Feature story - 9 January, 2004
When the destroyer HMS Sheffield was sunk during the war between the UK and Argentina over the Falklands-Malvinas islands, the UK Ministry of Defence refused to admit there were nuclear weapons aboard any of the ships in the conflict. As a part of the nukewatch network, we knew otherwise.

Greenpeace Nuclear Free Seas Campaign: HMS Talent arrives in Hamburg in 1995

It's a cold and rainy day in England in 1982. On a road leading to Portsmouth Naval Base, a lone figure huddles in the only shelter for miles around, a bus stop. A convoy of vehicles including four lumbering military transports, a command & control/accident response vehicle and a fire engine slowly roll past. The man in the bus stop takes out a slip of paper and notes the time and description of the vehicles. As part of the nukewatch network, he's one of dozens of volunteers who are tracking the movement of nuclear warheads, and he knows precisely where this convoy is heading - to load nuclear depth charges aboard the HMS Sheffield.

When the HMS Sheffield was sunk some months later, the British authorities refused to confirm there were nuclear weapons on board. On December 5th last year, the UK Ministry of Defence admitted for the first time that some of the ships in its Falklands task force had set sail in 1982 with nuclear depth charges designed to destroy submarines.

Twenty one years for the truth

"We issued a statement in 1982 saying that there were nuclear weapons aboard the Sheffield. It took 21 years for the UK government to acknowledge we were right." says our researcher, William Peden.

Argentina has demanded an apology from the UK, and clarification of whether nuclear weapons were aboard the Sheffield when she sank, and if so, whether they were recovered. The British Government denies that nuclear weapons entered the territorial waters of Argentina or the Falklands, or that any were aboard the Sheffield when she was destroyed by an Exocet missile.

But a 1991 report by the International Atomic Energy Agency stated that there were nuclear weapons aboard the Sheffield when she went down. The Sheffield was also the only wreck which was subject to a recovery operation by a UK dive team. The team's mission was officially to recover "strategic material."

"It's difficult to imagine that weapons were not aboard when she went down" says Peden. "We monitored all movements of weapons in and out of Portsmouth during the Falklands war. The Sheffield was loaded with nukes before the war began. She was four days out of Portsmouth on a return trip from the Mediterranean when she was rerouted, so she never had the chance to offload in port. If she transferred weapons at sea, nothing came back to Portsmouth during the war. So the question to the MOD, really, is how and where were they removed from the Sheffield before she sank?"
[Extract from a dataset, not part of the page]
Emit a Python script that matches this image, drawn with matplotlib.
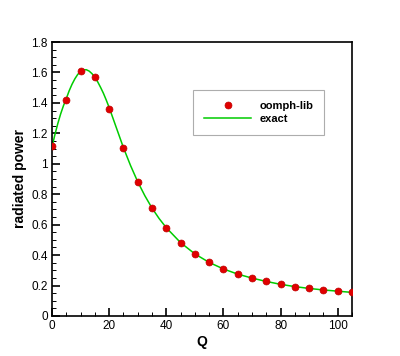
"""
Radiated power against Q: oomph-lib points and exact curve
"""

import matplotlib
matplotlib.use('Agg')
from matplotlib import pyplot as plt
from matplotlib.ticker import MultipleLocator

plt.rcParams['font.family'] = ['Liberation Sans', 'DejaVu Sans']

# computed values (oomph-lib)
q_num = [0, 5, 10, 15, 20, 25, 30, 35, 40, 45, 50, 55, 60, 65, 70, 75, 80, 85, 90, 95, 100, 105]
power_num = [1.117, 1.421, 1.607, 1.568, 1.358, 1.106, 0.882, 0.707, 0.580, 0.482, 0.409,
             0.353, 0.309, 0.276, 0.250, 0.228, 0.208, 0.193, 0.182, 0.173, 0.164, 0.156]

# exact curve
q_exact = [0, 1, 2, 3, 4, 5, 6, 7, 8, 9, 10, 11, 12, 13, 14, 15, 16, 17, 18, 19, 20,
           22.5, 25, 27.5, 30, 32.5, 35, 37.5, 40, 45, 50, 55, 60, 65, 70, 75,
           80, 85, 90, 95, 100, 105]
power_exact = [1.110, 1.190, 1.262, 1.326, 1.381, 1.428, 1.479, 1.522, 1.558, 1.587, 1.606,
               1.617, 1.618, 1.609, 1.592, 1.568, 1.538, 1.502, 1.463, 1.418, 1.370,
               1.238, 1.106, 0.988, 0.882, 0.790, 0.709, 0.640, 0.580, 0.482, 0.408,
               0.352, 0.309, 0.275, 0.249, 0.227, 0.208, 0.193, 0.181, 0.171, 0.163, 0.155]

fig = plt.figure(figsize=(4.0, 3.56), dpi=100)
ax = fig.add_axes([0.13, 0.1124, 0.75, 0.7696])

ax.plot(q_num, power_num, linestyle='None', marker='o', markersize=5.0,
        markerfacecolor='#e00000', markeredgecolor='#c00000', markeredgewidth=0.5,
        label='oomph-lib', zorder=3)
ax.plot(q_exact, power_exact, color='#00cc00', linewidth=1.1, label='exact', zorder=2)

ax.set_xlim(0, 105)
ax.set_ylim(0, 1.8)
ax.xaxis.set_major_locator(MultipleLocator(20))
ax.xaxis.set_minor_locator(MultipleLocator(5))
ax.yaxis.set_major_locator(MultipleLocator(0.2))
ax.yaxis.set_minor_locator(MultipleLocator(0.05))
ax.yaxis.set_major_formatter(matplotlib.ticker.FuncFormatter(lambda v, p: f'{v:g}'))
ax.tick_params(which='major', direction='in', length=6, width=1.2, labelsize=8.5, pad=3)
ax.tick_params(which='minor', direction='in', length=3, width=0.7)
for s in ax.spines.values():
    s.set_linewidth(1.2)

ax.set_xlabel('Q', fontsize=10, fontweight='bold', labelpad=2)
ax.set_ylabel('radiated power', fontsize=10, fontweight='bold', labelpad=3)

leg = ax.legend(loc='center', bbox_to_anchor=(0.688, 0.744), fancybox=False,
                frameon=True, edgecolor='#999999', prop={'weight': 'bold', 'size': 8},
                handlelength=4.3, handletextpad=0.7, borderpad=1.0, labelspacing=0.25)
leg.get_frame().set_linewidth(0.8)

fig.savefig('out.png', dpi=100)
Gone, but making a unwelcome comeback?

Britain no longer deploys nuclear weapons on submarines or surface vessels at sea during peacetime, thanks in part to our Nuclear Free Seas campaign, which pursued the goal of removing nukes from submarines and surface ships in the 80s and 90s.
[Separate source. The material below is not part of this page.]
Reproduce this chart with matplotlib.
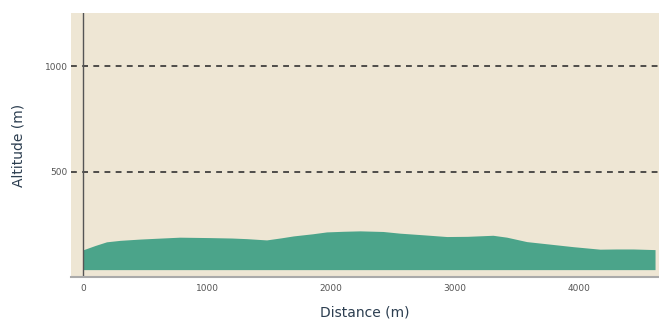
import matplotlib
matplotlib.use("Agg")
import matplotlib.pyplot as plt

distance = [0, 100, 190, 300, 460, 600, 780, 1024, 1200, 1320, 1480, 1600, 1697, 1850, 1965, 2100, 2234, 2420, 2556, 2750, 2933, 3100, 3306, 3417, 3578, 3750, 3952, 4169, 4300, 4436, 4613]
altitude = [129, 150, 167, 174, 180, 184, 189, 187, 185, 182, 176, 186, 195, 205, 214, 217, 219, 216, 208, 200, 192, 193, 198, 189, 168, 157, 144, 132, 133, 133, 130]
ref_lines = [500, 1000]
x_ticks = [0, 1000, 2000, 3000, 4000]
y_ticks = [500, 1000]
baseline = 35

fig = plt.figure(figsize=(6.59, 3.19), dpi=100)
ax = fig.add_axes([71/659, 1 - 277/319, 1 - 71/659, (277 - 13)/319])
ax.set_facecolor("#EEE6D4")

ax.fill_between(distance, altitude, baseline, color="#4BA48A", linewidth=0)
for v in ref_lines:
    ax.axhline(v, color="#333333", linestyle=(0, (3.5, 3.2)), linewidth=1.2)
ax.axvline(0, color="#555555", linewidth=1.0)

ax.set_xlim(-97, 4645)
ax.set_ylim(0, 1253)
ax.set_xticks(x_ticks)
ax.set_yticks(y_ticks)
ax.tick_params(length=0, labelsize=6.5, labelcolor="#555555")
ax.tick_params(axis="x", pad=5)
ax.tick_params(axis="y", pad=2.5)

for s in ["top", "right", "left"]:
    ax.spines[s].set_visible(False)
ax.spines["bottom"].set_color("#AAAAAA")
ax.spines["bottom"].set_linewidth(1.5)

ax.set_xlabel("Distance (m)", fontsize=10, color="#2C3E50", labelpad=9)
ax.set_ylabel("Altitude (m)", fontsize=10, color="#2C3E50", labelpad=14)

fig.savefig("out.png", dpi=100)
In 1991, the US and Soviet Union agreed to remove submarine launched cruise missiles from ocean deployment, though each did so through a unilateral pledge and made no binding agreements. The US Navy has ever since maintained the ability to restore Tomahawk nuclear missiles to their attack submarines on 30 days notice.

The US Navy has recently proposed phasing out the Tomahawk capability. But on December 2nd it came to light in an obscure defence magazine, Inside the Navy, that the US Navy has now been instructed by Donald Rumsfeld's Department of Defense to maintain this cold-war capability.
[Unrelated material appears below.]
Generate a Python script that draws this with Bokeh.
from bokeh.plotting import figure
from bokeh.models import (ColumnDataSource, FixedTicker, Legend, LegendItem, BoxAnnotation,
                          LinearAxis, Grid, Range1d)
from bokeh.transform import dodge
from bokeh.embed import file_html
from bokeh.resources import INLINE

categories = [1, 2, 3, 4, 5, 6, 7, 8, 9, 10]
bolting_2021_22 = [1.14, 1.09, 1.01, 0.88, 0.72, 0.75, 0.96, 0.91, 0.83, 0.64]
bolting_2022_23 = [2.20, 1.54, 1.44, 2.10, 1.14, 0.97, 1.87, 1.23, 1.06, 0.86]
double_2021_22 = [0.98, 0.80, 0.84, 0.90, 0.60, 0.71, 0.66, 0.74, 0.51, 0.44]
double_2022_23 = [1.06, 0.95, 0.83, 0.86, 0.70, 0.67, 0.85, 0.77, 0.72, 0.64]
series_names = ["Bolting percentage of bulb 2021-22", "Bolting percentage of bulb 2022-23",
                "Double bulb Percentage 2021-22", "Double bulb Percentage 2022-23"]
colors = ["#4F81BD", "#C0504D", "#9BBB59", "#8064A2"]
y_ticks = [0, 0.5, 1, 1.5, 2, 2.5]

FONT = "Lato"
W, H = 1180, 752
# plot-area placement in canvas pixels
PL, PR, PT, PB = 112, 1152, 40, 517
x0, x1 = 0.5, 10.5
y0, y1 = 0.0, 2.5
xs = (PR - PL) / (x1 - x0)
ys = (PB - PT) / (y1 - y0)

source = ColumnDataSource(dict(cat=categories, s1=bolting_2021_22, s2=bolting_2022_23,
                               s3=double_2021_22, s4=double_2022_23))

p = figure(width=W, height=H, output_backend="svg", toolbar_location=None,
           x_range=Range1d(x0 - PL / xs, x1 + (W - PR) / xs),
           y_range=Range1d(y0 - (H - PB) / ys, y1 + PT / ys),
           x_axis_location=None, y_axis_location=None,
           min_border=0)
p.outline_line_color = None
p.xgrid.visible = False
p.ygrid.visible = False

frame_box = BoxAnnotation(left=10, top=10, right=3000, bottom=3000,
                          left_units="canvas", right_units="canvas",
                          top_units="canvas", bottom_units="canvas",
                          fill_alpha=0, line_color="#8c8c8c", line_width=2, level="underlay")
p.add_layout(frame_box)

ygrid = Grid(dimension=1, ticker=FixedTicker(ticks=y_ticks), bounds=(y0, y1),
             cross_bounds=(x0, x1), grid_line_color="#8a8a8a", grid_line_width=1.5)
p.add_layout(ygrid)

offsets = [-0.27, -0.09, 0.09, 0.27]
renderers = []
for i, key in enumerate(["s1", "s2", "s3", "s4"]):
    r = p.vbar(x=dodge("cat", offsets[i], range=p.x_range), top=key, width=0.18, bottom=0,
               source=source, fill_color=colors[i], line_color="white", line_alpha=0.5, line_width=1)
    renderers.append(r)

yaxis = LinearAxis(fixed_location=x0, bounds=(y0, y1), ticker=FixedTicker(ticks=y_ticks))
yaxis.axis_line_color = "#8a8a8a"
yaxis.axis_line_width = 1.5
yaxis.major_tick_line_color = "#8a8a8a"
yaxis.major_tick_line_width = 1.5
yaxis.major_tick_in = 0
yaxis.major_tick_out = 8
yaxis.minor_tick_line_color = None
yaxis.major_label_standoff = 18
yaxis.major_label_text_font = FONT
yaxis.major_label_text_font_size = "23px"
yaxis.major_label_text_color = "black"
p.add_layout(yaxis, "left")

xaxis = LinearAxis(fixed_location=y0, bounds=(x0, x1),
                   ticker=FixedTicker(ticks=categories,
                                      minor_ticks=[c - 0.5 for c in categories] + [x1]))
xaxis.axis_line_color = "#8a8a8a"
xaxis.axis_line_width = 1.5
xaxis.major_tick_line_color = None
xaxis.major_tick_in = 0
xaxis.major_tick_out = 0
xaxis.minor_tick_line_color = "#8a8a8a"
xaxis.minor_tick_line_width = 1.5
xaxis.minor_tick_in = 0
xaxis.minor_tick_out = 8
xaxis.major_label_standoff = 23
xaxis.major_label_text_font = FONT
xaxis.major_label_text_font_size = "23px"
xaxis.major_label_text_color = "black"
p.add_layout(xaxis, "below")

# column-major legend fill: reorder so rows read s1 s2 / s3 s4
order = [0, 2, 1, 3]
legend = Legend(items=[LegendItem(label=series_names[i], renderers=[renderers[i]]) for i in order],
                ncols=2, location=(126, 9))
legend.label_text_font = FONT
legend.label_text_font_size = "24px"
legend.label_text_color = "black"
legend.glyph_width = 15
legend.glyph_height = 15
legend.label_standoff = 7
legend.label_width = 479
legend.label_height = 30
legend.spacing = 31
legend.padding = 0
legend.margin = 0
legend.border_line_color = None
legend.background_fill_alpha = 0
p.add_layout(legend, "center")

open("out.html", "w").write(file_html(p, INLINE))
And hard on the heels of that decision, the UK has announced that they will not be phasing out their own sea-based system, the Trident missile, but will instead replace it with new weapons not yet defined.

The US has recently approved funds for research and development of "mini-nukes" -- small nuclear weapons designed to be used in battlefield scenarios, which make the prospect of the use of nuclear weapons during wartime far more likely.

"Nuclear weapons don't belong on planet Earth, but they particularly don't belong at sea," says Peden. "Missiles on the oceans again would represent a major escalation of dangerous arms and an increase in the chances of nuclear accidents. That's not buying increased security -- that's a ticket back in time to a far more dangerous world."